_Task directions:_ Reproduce, character for character, the lines below from the first through the one with "1.52, 1.545, 1.56];". Leave pictures out.

_Record list:_

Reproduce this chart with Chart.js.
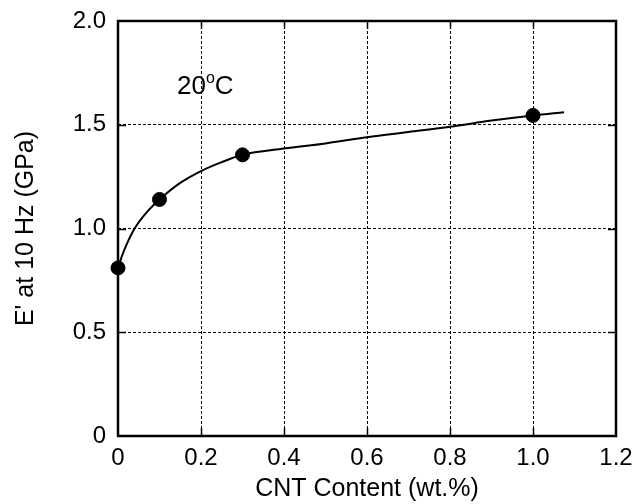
<!DOCTYPE html>
<html>
<head>
<meta charset="utf-8">
<script src="https://cdn.jsdelivr.net/npm/chart.js@4/dist/chart.umd.min.js"></script>
<style>
  html, body { margin: 0; padding: 0; background: #fff; }
  #wrap { width: 634px; height: 504px; }
</style>
</head>
<body>
<div id="wrap"><canvas id="graph" width="634" height="504"></canvas></div>
<script>
  // measured storage modulus at 20 C
  const cntContent = [0, 0.1, 0.3, 1.0];
  const modulus = [0.81, 1.14, 1.355, 1.545];

  // fitted trend line
  const fitX = [0, 0.01, 0.02, 0.04, 0.07, 0.1, 0.15, 0.2, 0.25, 0.3, 0.4, 0.5, 0.6, 0.7, 0.8, 0.9, 1.0, 1.075];
  const fitY = [0.81, 0.87, 0.92, 1.0, 1.08, 1.14, 1.22, 1.277, 1.32, 1.355, 1.385, 1.41, 1.44, 1.465, 1.49, 1.52, 1.545, 1.56];

  const xTicks = [0, 0.2, 0.4, 0.6, 0.8, 1.0, 1.2];
  const xTickLabels = ['0', '0.2', '0.4', '0.6', '0.8', '1.0', '1.2'];
  const yTicks = [0, 0.5, 1.0, 1.5, 2.0];
  const yTickLabels = ['0', '0.5', '1.0', '1.5', '2.0'];

  const FONT = '"Liberation Sans", Arial, sans-serif';

  // box frame, inward ticks and the temperature note
  const framePlugin = {
    id: 'frame',
    afterDatasetsDraw(chart) {
      const { ctx, chartArea: a, scales } = chart;
      ctx.save();
      ctx.strokeStyle = '#000';
      ctx.lineWidth = 1.5;
      ctx.setLineDash([]);
      ctx.beginPath();
      xTicks.slice(1, -1).forEach(v => {
        const px = Math.round(scales.x.getPixelForValue(v)) + 0.5;
        ctx.moveTo(px, a.bottom); ctx.lineTo(px, a.bottom - 8);
        ctx.moveTo(px, a.top); ctx.lineTo(px, a.top + 8);
      });
      yTicks.slice(1, -1).forEach(v => {
        const py = Math.round(scales.y.getPixelForValue(v)) + 0.5;
        ctx.moveTo(a.left, py); ctx.lineTo(a.left + 8, py);
        ctx.moveTo(a.right, py); ctx.lineTo(a.right - 8, py);
      });
      ctx.stroke();
      ctx.lineWidth = 2.5;
      ctx.strokeRect(a.left, a.top, a.right - a.left, a.bottom - a.top);

      ctx.fillStyle = '#000';
      ctx.textBaseline = 'alphabetic';
      ctx.font = '26px ' + FONT;
      let tx = 177, ty = 94;
      ctx.fillText('20', tx, ty);
      tx += ctx.measureText('20').width;
      ctx.font = '16px ' + FONT;
      ctx.fillText('o', tx, ty - 11);
      tx += ctx.measureText('o').width;
      ctx.font = '26px ' + FONT;
      ctx.fillText('C', tx, ty);
      ctx.restore();
    }
  };

  new Chart(document.getElementById('graph').getContext('2d'), {
    type: 'scatter',
    data: {
      datasets: [
        {
          label: 'fit',
          type: 'line',
          data: fitX.map((x, i) => ({ x: x, y: fitY[i] })),
          borderColor: '#000',
          borderWidth: 2,
          pointRadius: 0,
          cubicInterpolationMode: 'monotone',
          fill: false
        },
        {
          label: 'E\'',
          data: cntContent.map((x, i) => ({ x: x, y: modulus[i] })),
          backgroundColor: '#000',
          borderColor: '#000',
          pointRadius: 7,
          clip: false
        }
      ]
    },
    options: {
      responsive: false,
      animation: false,
      layout: { padding: { top: 21, right: 18, left: 0, bottom: 0 } },
      plugins: {
        legend: { display: false },
        tooltip: { enabled: false }
      },
      scales: {
        x: {
          type: 'linear',
          min: 0,
          max: 1.2,
          afterBuildTicks: s => { s.ticks = xTicks.map(v => ({ value: v })); },
          afterFit: s => { s.height = 68; s.paddingLeft = 0; s.paddingRight = 0; },
          ticks: {
            color: '#000',
            font: { family: FONT, size: 24 },
            padding: 8,
            maxRotation: 0,
            callback: (v) => xTickLabels[xTicks.indexOf(v)]
          },
          grid: {
            color: '#000',
            lineWidth: 1,
            drawTicks: false
          },
          border: { display: false, dash: [3, 2] },
          title: {
            display: true,
            text: 'CNT Content (wt.%)',
            color: '#000',
            font: { family: FONT, size: 25 },
            padding: { top: 2, bottom: 0 }
          }
        },
        y: {
          type: 'linear',
          min: 0,
          max: 2.0,
          afterBuildTicks: s => { s.ticks = yTicks.map(v => ({ value: v })); },
          afterFit: s => { s.width = 118; s.paddingTop = 0; s.paddingBottom = 0; },
          ticks: {
            color: '#000',
            font: { family: FONT, size: 24 },
            padding: 12,
            callback: (v) => yTickLabels[yTicks.indexOf(v)]
          },
          grid: {
            color: '#000',
            lineWidth: 1,
            drawTicks: false
          },
          border: { display: false, dash: [3, 2] },
          title: {
            display: true,
            text: 'E\' at 10 Hz (GPa)',
            color: '#000',
            font: { family: FONT, size: 25 },
            padding: { top: 11, bottom: 0 }
          }
        }
      }
    },
    plugins: [framePlugin]
  });
</script>
</body>
</html>
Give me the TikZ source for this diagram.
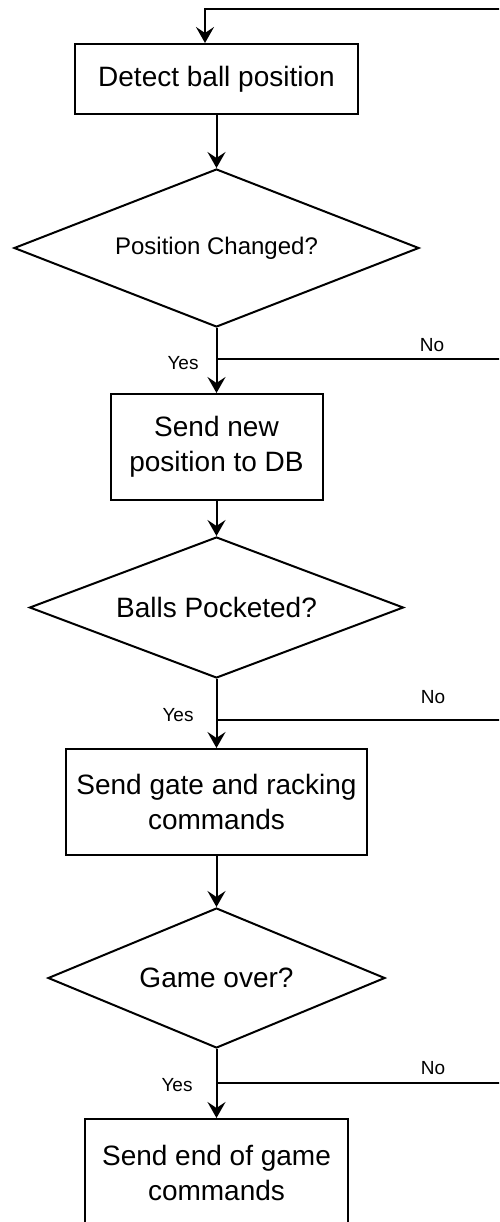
\documentclass[tikz,border=0pt]{standalone}
\usepackage{fontspec}
\setmainfont{Liberation Sans}
\usetikzlibrary{shapes.geometric,arrows.meta}
\begin{document}
\begin{tikzpicture}[x=0.5pt,y=-0.5pt,line width=1pt,
        procbox/.style={draw,rectangle,align=center,inner sep=0pt,font=\fontsize{14}{17.5}\selectfont},
        decbox/.style={draw,diamond,aspect=2.5,inner sep=0pt,font=\fontsize{14}{17}\selectfont},
        flow/.style={-{Stealth[length=8pt,width=9pt,inset=3pt]}},
        lbl/.style={font=\fontsize{9.5}{11}\selectfont}]
            \useasboundingbox (0,0) rectangle (499,1222);
            \clip (0,0) rectangle (499,1222);

            \node [procbox, minimum width=141.5pt, minimum height=35pt] (detect) at (216.5,79) {Detect ball position};
            \node [decbox, minimum width=202.5pt, minimum height=79pt, font=\fontsize{12}{14}\selectfont] (changed) at (216.5,248) {Position Changed?};
            \node [procbox, minimum width=106pt, minimum height=53pt] (newpos) at (216.5,447) {Send new\\position to DB};
            \node [decbox, minimum width=187pt, minimum height=70.5pt] (pocketed) at (216.5,607.5) {Balls Pocketed?};
            \node [procbox, minimum width=150.5pt, minimum height=53pt] (racking) at (216.5,802) {Send gate and racking\\commands};
            \node [decbox, minimum width=168.5pt, minimum height=70pt] (over) at (216.5,978) {Game over?};
            \node [procbox, minimum width=131.5pt, minimum height=54pt] (endgame) at (216.5,1173) {Send end of game\\commands};

            \coordinate (back) at (505,9);
            \coordinate (bend) at (205,9);
            \coordinate (j1) at (216.5,359);
            \coordinate (j2) at (216.5,720);
            \coordinate (j3) at (216.5,1083);
            \coordinate (n1) at (505,359);
            \coordinate (n2) at (505,720);
            \coordinate (n3) at (505,1083);

            \draw [flow] (back) -- (bend) -- (bend |- detect.north);
            \draw [flow] (detect) -- (changed);
            \draw (changed) -- (j1);
            \draw [flow] (j1) -- (newpos);
            \draw (j1) -- (n1);
            \draw [flow] (newpos) -- (pocketed);
            \draw (pocketed) -- (j2);
            \draw [flow] (j2) -- (racking);
            \draw (j2) -- (n2);
            \draw [flow] (racking) -- (over);
            \draw (over) -- (j3);
            \draw [flow] (j3) -- (endgame);
            \draw (j3) -- (n3);

            \node [lbl] (yes1) at (183,363) {Yes};
            \node [lbl] (no1) at (432,345) {No};
            \node [lbl] (yes2) at (178,715) {Yes};
            \node [lbl] (no2) at (433,697) {No};
            \node [lbl] (yes3) at (177,1085) {Yes};
            \node [lbl] (no3) at (433,1068) {No};
        \end{tikzpicture}
\end{document}
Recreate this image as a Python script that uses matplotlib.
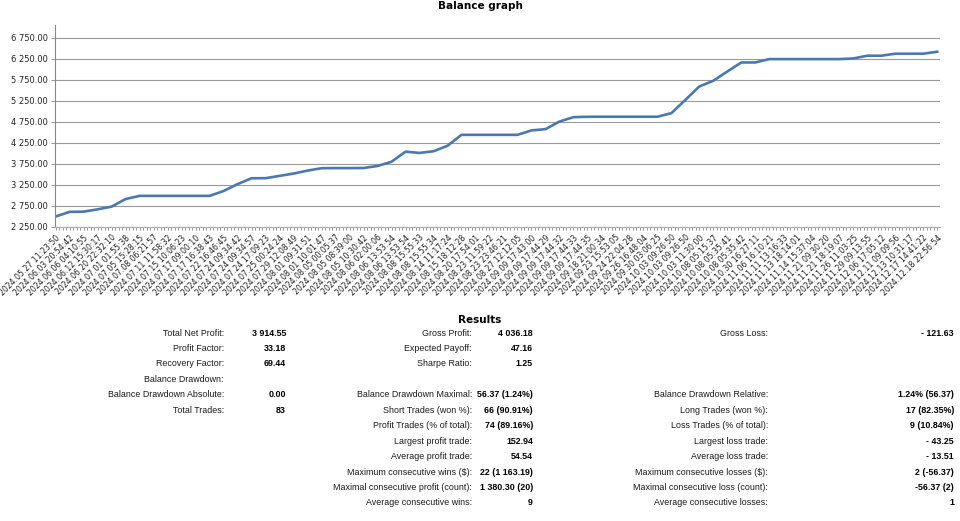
import matplotlib.pyplot as plt
from matplotlib.ticker import MultipleLocator, FuncFormatter
import numpy as np

# Balance curve (one value per labelled deal time)
dates = [
    "2024.05.27 11:23:50", "2024.06.03 20:54:42", "2024.06.06 04:10:55", "2024.06.12 15:30:17",
    "2024.06.20 22:32:10", "2024.07.01 01:55:38", "2024.07.05 15:28:15", "2024.07.08 06:21:57",
    "2024.07.11 11:58:32", "2024.07.15 10:06:23", "2024.07.17 09:00:10", "2024.07.17 16:38:43",
    "2024.07.22 16:46:45", "2024.07.24 09:34:42", "2024.07.24 09:34:57", "2024.07.24 17:09:23",
    "2024.07.25 00:24:24", "2024.07.29 12:08:49", "2024.08.01 09:31:51", "2024.08.01 10:01:47",
    "2024.08.05 00:05:37", "2024.08.05 08:39:00", "2024.08.05 10:30:42", "2024.08.06 02:00:06",
    "2024.08.06 13:53:54", "2024.08.06 13:53:54", "2024.08.08 15:55:33", "2024.08.08 15:55:34",
    "2024.08.14 11:17:24", "2024.08.15 18:12:28", "2024.08.20 17:54:01", "2024.08.23 11:59:22",
    "2024.08.23 23:46:21", "2024.08.27 12:12:05", "2024.09.09 17:43:00", "2024.09.09 17:44:29",
    "2024.09.09 17:44:32", "2024.09.09 17:44:33", "2024.09.09 17:44:35", "2024.09.18 21:00:34",
    "2024.09.23 15:53:05", "2024.09.24 22:04:28", "2024.09.26 16:48:04", "2024.09.30 03:06:25",
    "2024.10.03 09:26:50", "2024.10.03 09:26:50", "2024.10.03 11:30:00", "2024.10.08 05:15:37",
    "2024.10.08 05:35:41", "2024.10.08 05:35:42", "2024.10.30 16:27:11", "2024.11.06 16:10:21",
    "2024.11.11 13:16:33", "2024.11.13 18:14:01", "2024.11.14 15:37:04", "2024.11.21 09:30:20",
    "2024.11.21 18:19:07", "2024.11.26 11:03:25", "2024.11.29 09:13:55", "2024.12.06 17:05:12",
    "2024.12.11 09:09:56", "2024.12.13 10:31:17", "2024.12.17 14:41:22", "2024.12.18 22:56:54",
]
balance = [
    2500, 2610, 2615, 2670, 2735, 2915, 2990, 2990,
    2990, 2990, 2990, 2990, 3105, 3270, 3408, 3410,
    3465, 3520, 3590, 3647, 3650, 3650, 3652, 3700,
    3800, 4040, 4010, 4050, 4180, 4440, 4440, 4440,
    4440, 4440, 4545, 4575, 4755, 4860, 4870, 4870,
    4870, 4870, 4870, 4870, 4955, 5270, 5590, 5725,
    5945, 6160, 6160, 6240, 6240, 6240, 6240, 6240,
    6240, 6255, 6320, 6320, 6368, 6368, 6368, 6414.55,
]

# Results table: three columns of (label, value)
col1_labels = ["Total Net Profit:", "Profit Factor:", "Recovery Factor:", "Balance Drawdown:",
               "Balance Drawdown Absolute:", "Total Trades:"]
col1_values = ["3 914.55", "33.18", "69.44", "", "0.00", "83"]
col2_labels = ["Gross Profit:", "Expected Payoff:", "Sharpe Ratio:", "", "Balance Drawdown Maximal:",
               "Short Trades (won %):", "Profit Trades (% of total):", "Largest profit trade:",
               "Average profit trade:", "Maximum consecutive wins ($):",
               "Maximal consecutive profit (count):", "Average consecutive wins:"]
col2_values = ["4 036.18", "47.16", "1.25", "", "56.37 (1.24%)", "66 (90.91%)", "74 (89.16%)",
               "152.94", "54.54", "22 (1 163.19)", "1 380.30 (20)", "9"]
col3_labels = ["Gross Loss:", "", "", "", "Balance Drawdown Relative:", "Long Trades (won %):",
               "Loss Trades (% of total):", "Largest loss trade:", "Average loss trade:",
               "Maximum consecutive losses ($):", "Maximal consecutive loss (count):",
               "Average consecutive losses:"]
col3_values = ["- 121.63", "", "", "", "1.24% (56.37)", "17 (82.35%)", "9 (10.84%)", "- 43.25",
               "- 13.51", "2 (-56.37)", "-56.37 (2)", "1"]

W, H = 960, 521
fig = plt.figure(figsize=(W / 100, H / 100), dpi=100)
fig.patch.set_facecolor("white")

def fx(px):
    return px / W

def fy(py):
    return 1 - py / H

# Chart
ax = fig.add_axes([fx(55), fy(227), fx(940) - fx(55), fy(25) - fy(227)])
x = np.arange(len(balance))
ax.plot(x, balance, color="#4a78b0", linewidth=1.9, solid_joinstyle="round")

ax.set_ylim(2250, 7050)
ax.set_xlim(-0.05, len(balance) - 1 + 0.2)
ax.set_yticks(np.arange(2250, 7000, 500))
ax.yaxis.set_major_formatter(FuncFormatter(lambda v, p: f"{v:,.2f}".replace(",", " ")))
ax.grid(axis="y", color="#9a9a9a", linewidth=0.8)
ax.set_axisbelow(True)

ax.set_xticks(x)
ax.set_xticklabels(dates, rotation=45, ha="right", va="top", rotation_mode="anchor",
                   fontsize=5.6, family="DejaVu Sans", color="#222222")
ax.xaxis.set_minor_locator(MultipleLocator(0.25))
ax.tick_params(axis="x", which="both", length=2.5, width=0.6, color="#888888", pad=2)
ax.tick_params(axis="y", length=3, width=0.6, color="#888888", labelsize=6, pad=2,
               labelcolor="#222222")
for lab in ax.get_yticklabels():
    lab.set_family("DejaVu Sans")

for side in ["top", "right"]:
    ax.spines[side].set_visible(False)
ax.spines["left"].set_color("#888888")
ax.spines["bottom"].set_color("#aaaaaa")

fig.text(0.5, fy(6), "Balance graph", ha="center", va="center", fontsize=7.5,
         fontweight="bold", family="DejaVu Sans")

# Results block
fig.text(0.5, fy(320), "Results", ha="center", va="center", fontsize=7.5,
         fontweight="bold", family="DejaVu Sans")

row_y = [333 + 15.45 * i for i in range(12)]
cols = [(col1_labels, col1_values, 224, 286),
        (col2_labels, col2_values, 472, 533),
        (col3_labels, col3_values, 768, 954)]
for labels, values, lx, vx in cols:
    for i in range(len(labels)):
        if labels[i]:
            fig.text(fx(lx), fy(row_y[i]), labels[i], ha="right", va="center",
                     fontsize=6.4, family="Liberation Sans", color="#1a1a1a")
        if values[i]:
            fig.text(fx(vx), fy(row_y[i]), values[i], ha="right", va="center",
                     fontsize=6.4, family="Liberation Sans", fontweight="bold", color="#000000")

fig.savefig("out.png", dpi=100)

_Written solution:_
Reproduce this chart with Chart.js.
<!DOCTYPE html>
<html>
<head>
<meta charset="utf-8">
<script src="https://cdn.jsdelivr.net/npm/chart.js@4/dist/chart.umd.min.js"></script>
<style>
  html, body { margin: 0; padding: 0; background: #fff; }
  #wrap { width: 634px; height: 504px; }
</style>
</head>
<body>
<div id="wrap"><canvas id="graph" width="634" height="504"></canvas></div>
<script>
  // measured storage modulus at 20 C
  const cntContent = [0, 0.1, 0.3, 1.0];
  const modulus = [0.81, 1.14, 1.355, 1.545];

  // fitted trend line
  const fitX = [0, 0.01, 0.02, 0.04, 0.07, 0.1, 0.15, 0.2, 0.25, 0.3, 0.4, 0.5, 0.6, 0.7, 0.8, 0.9, 1.0, 1.075];
  const fitY = [0.81, 0.87, 0.92, 1.0, 1.08, 1.14, 1.22, 1.277, 1.32, 1.355, 1.385, 1.41, 1.44, 1.465, 1.49, 1.52, 1.545, 1.56];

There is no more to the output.